Data rows:
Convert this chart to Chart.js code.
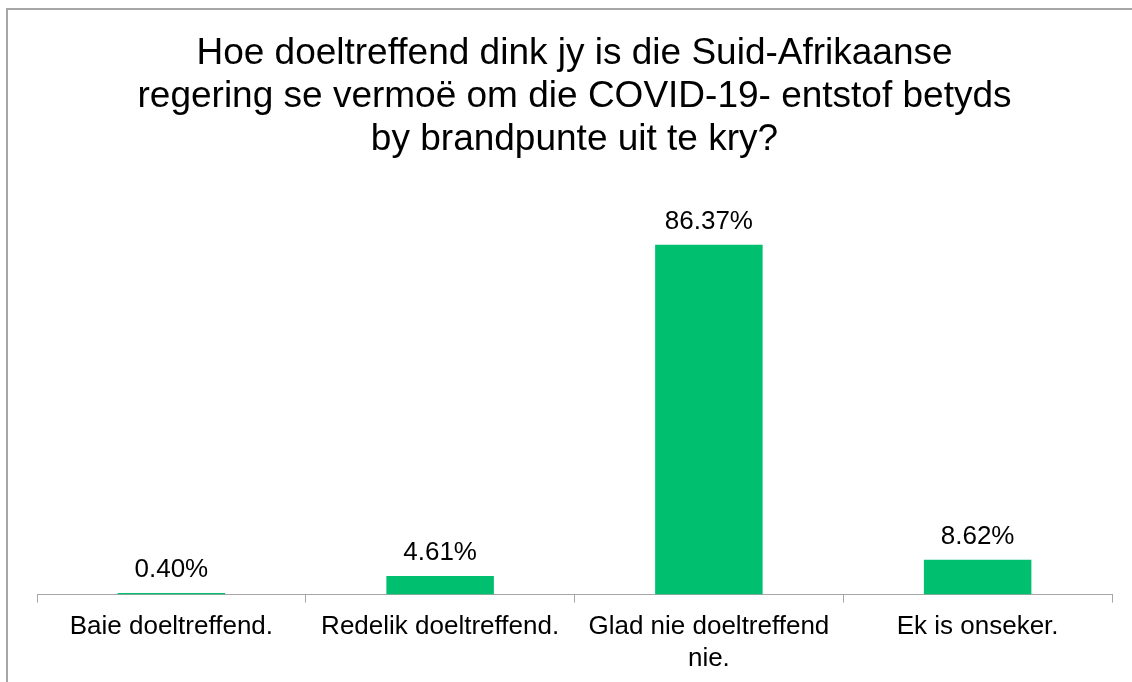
<!DOCTYPE html>
<html>
<head>
<meta charset="utf-8">
<script src="https://cdn.jsdelivr.net/npm/chart.js@4/dist/chart.umd.min.js"></script>
<style>
  body { margin: 0; background: #ffffff; overflow: hidden; }
  #frame {
    position: absolute; left: 6px; top: 8px; width: 1200px; height: 800px;
    border-left: 2px solid #a6a6a6; border-top: 2px solid #a6a6a6;
  }
  #myChart { position: absolute; left: 0; top: 0; }
</style>
</head>
<body>
<div id="frame"></div>
<canvas id="myChart" width="1132" height="682"></canvas>
<script>
const titleLines = [
  "Hoe doeltreffend dink jy is die Suid-Afrikaanse",
  "regering se vermoë om die COVID-19- entstof betyds",
  "by brandpunte uit te kry?"
];
const categories = [
  "Baie doeltreffend.",
  "Redelik doeltreffend.",
  ["Glad nie doeltreffend", "nie."],
  "Ek is onseker."
];
const percentages = [0.40, 4.61, 86.37, 8.62];
const valueLabels = ["0.40%", "4.61%", "86.37%", "8.62%"];

const fontFamily = "'Liberation Sans', Arial, sans-serif";
const barGreen = "#00bf6f";
const axisGrey = "#a6a6a6";

let valueLabelPlugin = {
  id: "valueLabels",
  afterDatasetsDraw: (chart) => {
    let ctx = chart.ctx;
    let meta = chart.getDatasetMeta(0);
    ctx.save();
    ctx.font = `26px ${fontFamily}`;
    ctx.fillStyle = "#000000";
    ctx.textAlign = "center";
    ctx.textBaseline = "alphabetic";
    meta.data.forEach((bar, i) => {
      ctx.fillText(valueLabels[i], bar.x, bar.y - 16);
    });
    ctx.restore();
  }
};

const data = {
  labels: categories,
  datasets: [
    {
      data: percentages,
      backgroundColor: barGreen,
      borderWidth: 0,
      barPercentage: 0.4,
      categoryPercentage: 1.0,
    },
  ],
};

const config = {
  type: "bar",
  data: data,
  options: {
    responsive: false,
    animation: false,
    layout: {
      padding: { left: 37, right: 20, top: 0, bottom: -1 }
    },
    plugins: {
      legend: { display: false },
      tooltip: { enabled: false },
      title: {
        display: true,
        text: titleLines,
        color: "#000000",
        font: { family: fontFamily, size: 37, weight: "normal", lineHeight: 1.15 },
        padding: { top: 33, bottom: 29 },
      },
    },
    scales: {
      y: {
        display: false,
        min: 0,
        max: 100,
      },
      x: {
        offset: true,
        border: { display: true, color: axisGrey, width: 1 },
        grid: {
          offset: true,
          drawOnChartArea: false,
          drawTicks: true,
          tickLength: 8,
          color: axisGrey,
        },
        ticks: {
          color: "#000000",
          padding: 9,
          maxRotation: 0,
          autoSkip: false,
          font: { family: fontFamily, size: 26, lineHeight: 1.2 },
        },
      },
    },
  },
  plugins: [valueLabelPlugin],
};

const myChart = new Chart(document.getElementById("myChart"), config);
</script>
</body>
</html>
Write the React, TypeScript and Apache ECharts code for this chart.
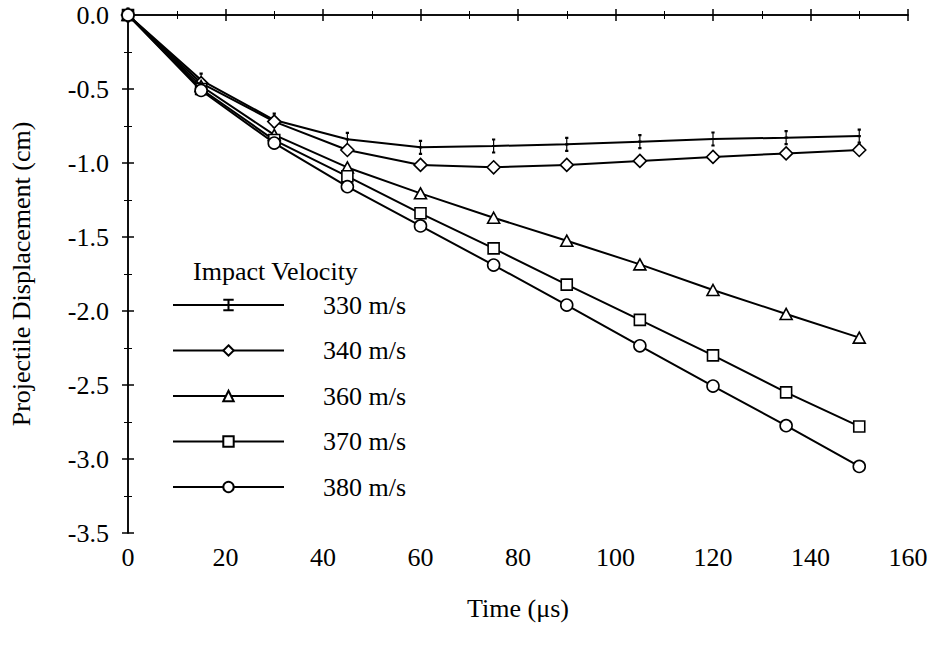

Given instruction:
Reproduce every entry exactly, but omit each picture.

Answer to this problem:
Convert this chart to Chart.js code.
<!DOCTYPE html>
<html>
<head>
<meta charset="utf-8">
<script src="https://cdn.jsdelivr.net/npm/chart.js@4/dist/chart.umd.min.js"></script>
<style>
  body { margin: 0; background: #ffffff; overflow: hidden; }
  #frame {
    position: absolute; left: 6px; top: 8px; width: 1200px; height: 800px;
    border-left: 2px solid #a6a6a6; border-top: 2px solid #a6a6a6;
  }
  #myChart { position: absolute; left: 0; top: 0; }
</style>
</head>
<body>
<div id="frame"></div>
<canvas id="myChart" width="1132" height="682"></canvas>
<script>
const titleLines = [
  "Hoe doeltreffend dink jy is die Suid-Afrikaanse",
  "regering se vermoë om die COVID-19- entstof betyds",
  "by brandpunte uit te kry?"
];
const categories = [
  "Baie doeltreffend.",
  "Redelik doeltreffend.",
  ["Glad nie doeltreffend", "nie."],
  "Ek is onseker."
];
const percentages = [0.40, 4.61, 86.37, 8.62];
const valueLabels = ["0.40%", "4.61%", "86.37%", "8.62%"];

const fontFamily = "'Liberation Sans', Arial, sans-serif";
const barGreen = "#00bf6f";
const axisGrey = "#a6a6a6";

let valueLabelPlugin = {
  id: "valueLabels",
  afterDatasetsDraw: (chart) => {
    let ctx = chart.ctx;
    let meta = chart.getDatasetMeta(0);
    ctx.save();
    ctx.font = `26px ${fontFamily}`;
    ctx.fillStyle = "#000000";
    ctx.textAlign = "center";
    ctx.textBaseline = "alphabetic";
    meta.data.forEach((bar, i) => {
      ctx.fillText(valueLabels[i], bar.x, bar.y - 16);
    });
    ctx.restore();
  }
};

const data = {
  labels: categories,
  datasets: [
    {
      data: percentages,
      backgroundColor: barGreen,
      borderWidth: 0,
      barPercentage: 0.4,
      categoryPercentage: 1.0,
    },
  ],
};

const config = {
  type: "bar",
  data: data,
  options: {
    responsive: false,
    animation: false,
    layout: {
      padding: { left: 37, right: 20, top: 0, bottom: -1 }
    },
    plugins: {
      legend: { display: false },
      tooltip: { enabled: false },
      title: {
        display: true,
        text: titleLines,
        color: "#000000",
        font: { family: fontFamily, size: 37, weight: "normal", lineHeight: 1.15 },
        padding: { top: 33, bottom: 29 },
      },
    },
    scales: {
      y: {
        display: false,
        min: 0,
        max: 100,
      },
      x: {
        offset: true,
        border: { display: true, color: axisGrey, width: 1 },
        grid: {
          offset: true,
          drawOnChartArea: false,
          drawTicks: true,
          tickLength: 8,
          color: axisGrey,
        },
        ticks: {
          color: "#000000",
          padding: 9,
          maxRotation: 0,
          autoSkip: false,
          font: { family: fontFamily, size: 26, lineHeight: 1.2 },
        },
      },
    },
  },
  plugins: [valueLabelPlugin],
};

const myChart = new Chart(document.getElementById("myChart"), config);
</script>
</body>
</html>
Write the React, TypeScript and Apache ECharts code for this chart.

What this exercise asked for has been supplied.